Matthew Bartholemew is inciting comment from his fellows at Michaelhouse in Cambridge. It has long been suspected that he has tender feelings for Matilde, the head of the local prostitute's guild, but now he's been spending every night in her house, not leaving until after sunup. As all Michaelhouse scholars are supposed to be celibate this is leaving him open to censure from his fellows, but none of them can really get on their high horse to tell him he's doing wrong, for none of them is as pure as the driven snow.
Matt's canon, Brother Michael, is getting seriously annoyed with Matthew. A visitor to the city was killed, but because Matthew couldn't be found, Michael had to go with another Physician-teacher from Michaelhouse, and he certainly wasn't up to Matthew's skill at Anatomizing or investigation into the causes of Death. He didn't even want to touch the body, although eventually, he determined the death to have been from a fever. Now, though, another man has been killed in the same house, and this one was undoubtedly murdered- he has a knife driven into his back.
But all too soon, Matthew realizes that the knife in his back wasn't what killed him. He was bled out through a gash in one wrist, and the knife driven into his back to divert attention away from the true cause of death. Suspicion naturally falls on those sharing the house with the man, three merchants from Oxford, who are in town supposedly for business, but it soon comes out that they are there to find and track down a murderer. During the student riots in Oxford on St. Scholastica's Day in November, one of their number was struck down and killed, and his killer was heard to say that he would be returning to College in Cambridge.

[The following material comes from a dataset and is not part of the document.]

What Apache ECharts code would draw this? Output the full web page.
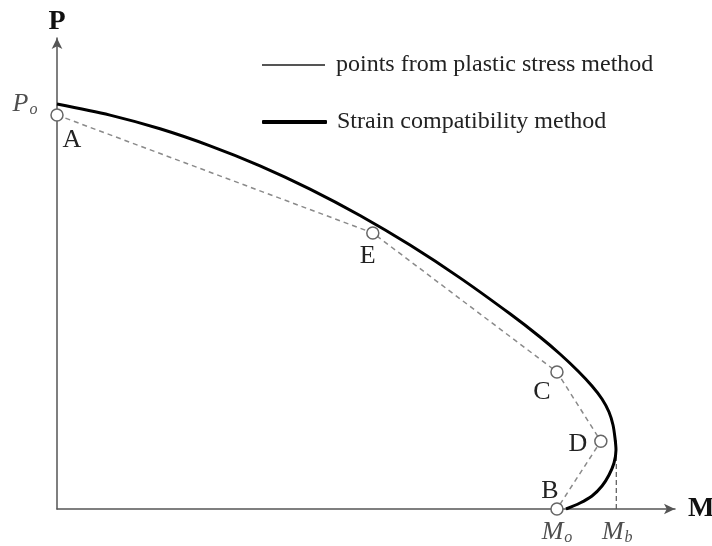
<!DOCTYPE html>
<html>
<head>
<meta charset="utf-8">
<script src="https://cdn.jsdelivr.net/npm/echarts@6/dist/echarts.min.js"></script>
<style>html,body{margin:0;padding:0;background:#fff;}#c{width:712px;height:546px;}</style>
</head>
<body>
<div id="c"></div>
<script>
// Strain compatibility curve (M, P) in axis units (0..100 up to the arrow tips)
const curveM = [0, 8.58, 16.67, 24.76, 32.85, 40.94, 49.03, 57.12, 65.21, 73.30, 78.16, 81.39, 84.30, 86.57, 88.19, 89.32, 89.97, 90.29, 90.45, 90.13, 89.32, 88.19, 86.57, 84.63, 82.36];
const curveP = [85.99, 83.63, 80.72, 77.11, 72.87, 67.92, 62.31, 56.03, 49.07, 41.44, 36.52, 32.91, 29.30, 26.11, 23.35, 20.59, 17.83, 15.07, 12.53, 9.77, 7.22, 4.88, 2.76, 1.27, 0];
// Points from plastic stress method
const pointNames = ['A', 'E', 'C', 'D', 'B'];
const pointM = [0, 51.1, 80.9, 88.0, 80.9];
const pointP = [83.65, 58.6, 29.1, 14.4, 0];
// Reference values
const Po = 86.0;
const Mo = 80.9;
const Mb = 90.5;
const MbTop = 14.6;

const seriesNames = ['points from plastic stress method', 'Strain compatibility method'];

const serif = 'Liberation Serif, Times New Roman, serif';
const labelOffsets = {A: [15, 25], E: [-5, 23], C: [-15, 20], D: [-23, 3], B: [-7, -18]};

const chart = echarts.init(document.getElementById('c'), null, {renderer: 'canvas'});

const option = {
  animation: false,
  backgroundColor: '#fff',
  grid: {left: 57, right: 37, top: 38, bottom: 37, containLabel: false, outerBoundsMode: 'none'},
  xAxis: {
    type: 'value', min: 0, max: 100,
    name: 'M', nameLocation: 'end', nameGap: 13,
    nameTextStyle: {fontFamily: serif, fontWeight: 'bold', fontSize: 28, color: '#111', verticalAlign: 'middle', padding: [12, 0, 0, 0]},
    axisLine: {show: true, onZero: false, symbol: ['none', 'arrow'], symbolSize: [8, 11], lineStyle: {color: '#555', width: 1.5}},
    axisTick: {show: false}, axisLabel: {show: false}, splitLine: {show: false}
  },
  yAxis: {
    type: 'value', min: 0, max: 100,
    name: 'P', nameLocation: 'end', nameGap: 2,
    nameTextStyle: {fontFamily: serif, fontWeight: 'bold', fontSize: 28, color: '#111', align: 'center'},
    axisLine: {show: true, onZero: false, symbol: ['none', 'arrow'], symbolSize: [8, 11], lineStyle: {color: '#555', width: 1.5}},
    axisTick: {show: false}, axisLabel: {show: false}, splitLine: {show: false}
  },
  legend: [
    {
      data: [seriesNames[0]], left: 257, top: 48, orient: 'vertical', selectedMode: false,
      icon: 'rect', itemWidth: 63, itemHeight: 2,
      itemStyle: {color: '#555', borderWidth: 0},
      textStyle: {fontFamily: serif, fontSize: 24, color: '#222', padding: [0, 0, 0, 6]}
    },
    {
      data: [seriesNames[1]], left: 257, top: 105, orient: 'vertical', selectedMode: false,
      icon: 'roundRect', itemWidth: 65, itemHeight: 4,
      itemStyle: {color: '#000', borderWidth: 0},
      textStyle: {fontFamily: serif, fontSize: 24, color: '#222', padding: [0, 0, 0, 5]}
    }
  ],
  series: [
    {
      name: seriesNames[1], type: 'line', smooth: 0.3, showSymbol: false, symbol: 'none',
      silent: true, z: 3,
      lineStyle: {color: '#000', width: 3},
      data: curveM.map((m, i) => [m, curveP[i]])
    },
    {
      name: 'Mb line', type: 'line', showSymbol: false, symbol: 'none', silent: true, z: 2,
      lineStyle: {color: '#555', width: 1.2, type: [5, 3]},
      data: [[Mb, 0], [Mb, MbTop]]
    },
    {
      name: seriesNames[0], type: 'line', smooth: false, symbol: 'none', showSymbol: false, z: 4,
      silent: true,
      lineStyle: {color: '#8a8a8a', width: 1.5, type: [5, 4]},
      itemStyle: {color: '#8a8a8a'},
      data: pointM.map((m, i) => [m, pointP[i]])
    },
    {
      name: 'pointMarks', type: 'scatter', symbol: 'circle', symbolSize: 12, z: 5, silent: true,
      itemStyle: {color: '#fff', borderColor: '#666', borderWidth: 1.5, opacity: 1},
      label: {
        show: true, position: 'inside', fontFamily: serif, fontSize: 26, color: '#222',
        align: 'center', verticalAlign: 'middle',
        formatter: p => pointNames[p.dataIndex]
      },
      data: pointM.map((m, i) => ({value: [m, pointP[i]], label: {offset: labelOffsets[pointNames[i]]}}))
    },
    {
      name: 'refLabels', type: 'scatter', symbolSize: 0, silent: true, z: 5,
      label: {
        show: true, position: 'inside', align: 'center', verticalAlign: 'middle', color: '#222',
        rich: {
          m: {fontFamily: serif, fontStyle: 'italic', fontSize: 26, color: '#222'},
          s: {fontFamily: serif, fontStyle: 'italic', fontSize: 16, color: '#222', padding: [12, 0, 0, 1]}
        }
      },
      data: [
        {value: [0, Po], label: {formatter: '{m|P}{s|o}', offset: [-32, 0]}},
        {value: [Mo, 0], label: {formatter: '{m|M}{s|o}', offset: [0, 23]}},
        {value: [Mb, 0], label: {formatter: '{m|M}{s|b}', offset: [1, 23]}}
      ]
    }
  ]
};
chart.setOption(option);
</script>
</body>
</html>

His widow, apparently a formidable woman, made them swear to track down her husband's killer. All three of the merchant's promised, but only one of them really wants to try and find the killer, the other two are there because the third hectored them into it, and he's only doing it in hopes of being made guildmaster in the upcoming elections. Brother Michael takes offense at their task and says that if anyone is to find the killer, it will be him, and they reluctantly agree to do the job. But do they have any intention of living up to their side of the bargain and leaving the case alone?
Also in the house are teachers and academics from Matt's old school in Oxford, including his mentor and another physician who invented a set of metal teeth that he rented out to scholars who had lost their own in order to allow them to eat meat. But the metal teeth, shared out and not well cleaned by either renters or inventor, were responsible for a death by infection by one of its users, and when Matthew told the man so, a feud was born. When the teeth disappeared, the other physician accused Matthew of taking them and blamed him- and does still. The scholars are there for two reasons- in one, to escape the continuing chaos and danger of Oxford, and to look into the behavior of two tenants on their land, who they suspect of defrauding the college. For the house and property belongs to their colledge in Oxford, and they came to set things aright. But the death of a second of their number makes them think that perhaps Cambridge isn't as safe as Oxford after all.
As Matthew battles fatigue from his nightly visits to Matilde, who he will not give up, he and Michael investigate the deaths and look for the killer or killers of both victims. But hidden secrets and horrible murder hide everywhere in Cambridge, and this time, Michael and Matthew will be fighting for more than just their own lives, but also for Matthew's reputation, And Matthew has to decide if his love for Matilde is worth giving up his teaching career and the stipend he gets for just teaching his students. But will he and Matilde survive his latest case, or will this one be the end of all of them?
I've read Susannah Gregory's series ever since the first novel, "A Plague on Both Your Houses". Matthew is a most informed medieval doctor, with much of his learning depending on Moslem writings and teachings rather than the sometimes silly requirements of medieval medicine of the time. Astrology and Horoscopes were seriously used in medicine, and Matthew comes closest to modern medicine and attitudes among all his fellow physicians. It's almost unmedieval, but in the context of the story, he appears the least prejudiced and backwards of all his colleagues.
And his nearly modern ideas on medicine allow him to see what his colleagues do not, but he's not without fault, something that has disastrous effects on his relationship with Matilde at the end of this particular story. And though there is a definite salacious slant to the comments about him and Matilde early in the story, he and she aren't slaking their lust for each other in bed. There is a real and good excuse for him to be there and keep the real story secret.
I found this story intriguing, and it mirrored another book that I had read featuring a female scholar masquerading as a man to get an education and use her mind, but that story didn't have quite such a good ending as this one did, with the other story having her be found out and put to death for being unnatural and harboring ideas above her station. (How dare a woman want to use her mind! Shock! Horror! Oh no!) Yeah, it sucks, but that was medieval life for you.
This was a pleasant change from that book, even if the ending was quite different, and the story amused and entertained in equal amounts, while the ending was quite thrilling and at points the story horrified me (being left to drown in a well would suck donkey livers). I recommend this series about a very different detective team that complement each other well and mine a vein of medieval history that is sadly overlooked- that of medieval medicine and colleges. The wealth of period details make this series better than most and bring out what it must have been like to live back then without drowning you in boring description. Highly recommended.